If the import gap continues to widen, it will be difficult for the domestic market to effectively compensate through increased production, and the supply-demand gap may further expand. With the dual constraints of high import dependence and near-limit domestic production capacity utilization, the market is transitioning from "expectation-driven" to "reality-driven," and the realization of the supply gap will become the core support for prices.
Fitch Ratings reports that with the tightening of supply due to the Iran war, methanol producers' profit margins will expand.
Methanol industry chain companies listed in Hong Kong:
CHINA RISUN GP (01907): Currently operating a methanol annual production capacity of 600,000 tons, all using coke oven gas as raw material for production. Its methanol production is mainly based on the by-product coke oven gas from its own coking business, making its raw material source relatively stable and self-sufficient, effectively avoiding risks brought by external supply chain fluctuations such as natural gas and coal prices. The company operates at full capacity throughout the year, and its methanol production capacity accounts for a certain share of the total methanol production capacity in China's coke oven gas methanol production.
CIMC ENRIC (03899): The biomass-based green methanol project in Zhanjiang, Guangdong has started production in December 2025 with an initial annual production capacity of 50,000 tons. The company's green methanol products have been internationally certified and successfully completed the first "ship-to-ship" green methanol refueling operation in Hong Kong.
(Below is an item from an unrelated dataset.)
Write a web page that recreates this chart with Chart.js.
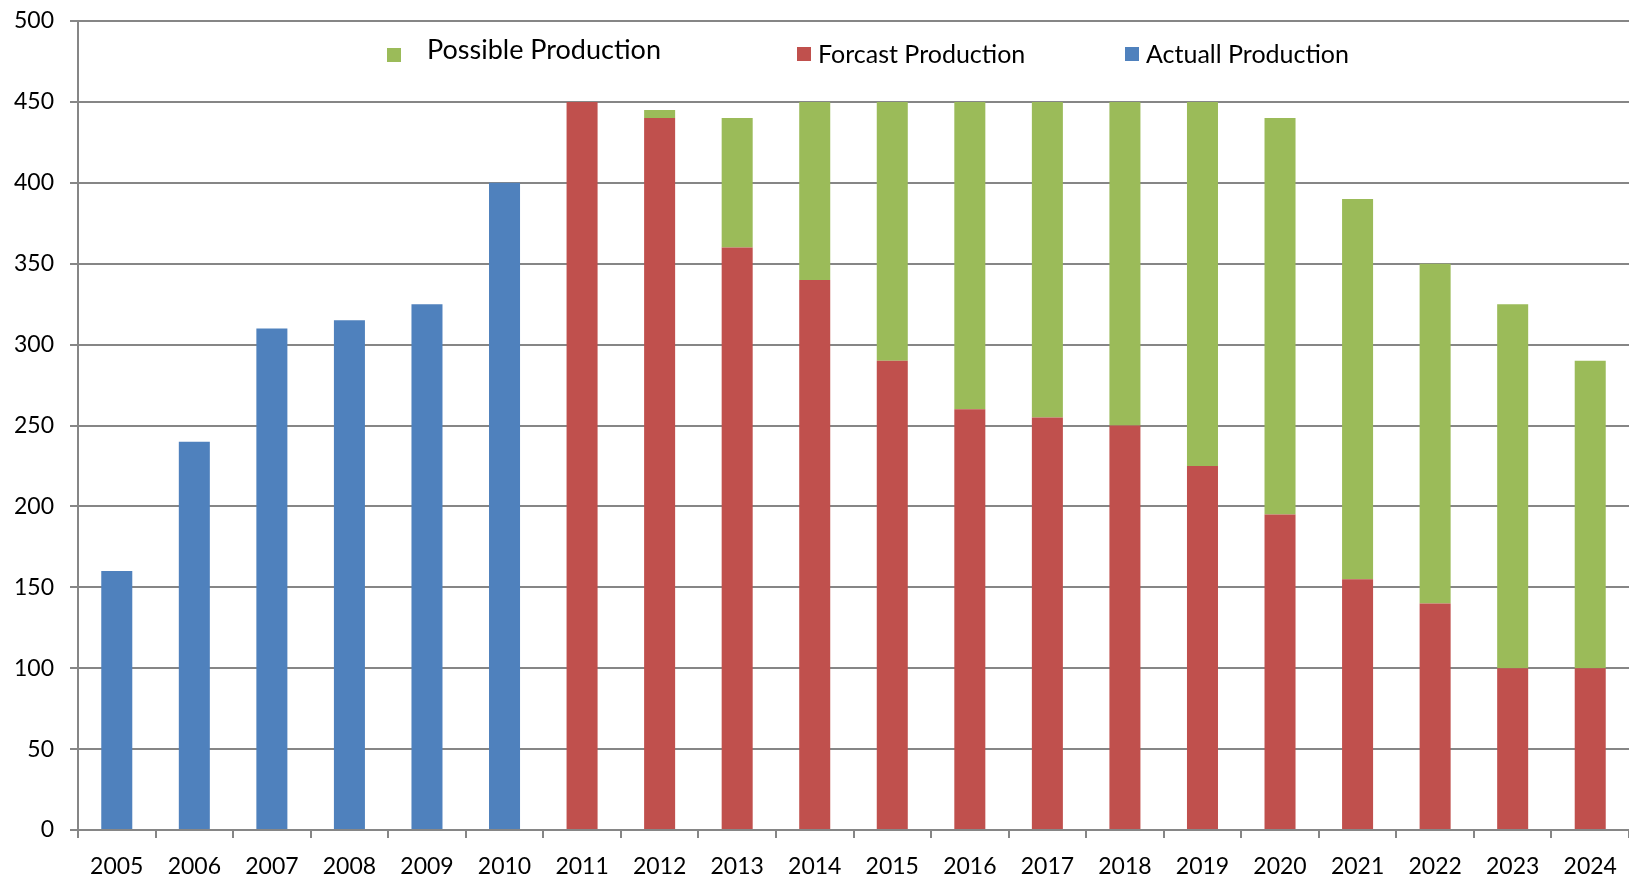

It is progressing with the Zhanjiang Phase II project. It has signed a strategic cooperation agreement with Datang Hainan to jointly build a green methanol project with an annual production capacity of 100-200,000 tons in Danzhou, Hainan.
HK & CHINA GAS (00003): HK & CHINA GAS is expanding its green methanol business through its collaboration with Foran Energy Group: in 2025, they jointly established the joint venture company VENEX, with each holding a 50% stake, focusing on the production and operation of green methanol. HK & CHINA GAS injected its green methanol factory (Inner Mongolia Yigao Coalization Technology Co., Ltd.) in Inner Mongolia ERDOS Resources into VENEX. The factory has an annual production capacity of 50,000 tons of green methanol and plans to increase it to 300,000 tons per year through renovation. VENEX plans to invest in green methanol production bases in Inner Mongolia, the Guangdong-Hong Kong-Macao Greater Bay Area, Hainan, and other regions, aiming to achieve a total annual production capacity of 1 million tons.
Goldwind Science & Technology (02208): Its 725,000 tons per year green hydrogen to green methanol project in Xing'an League was approved in February 2026 and is scheduled to start construction in May 2026.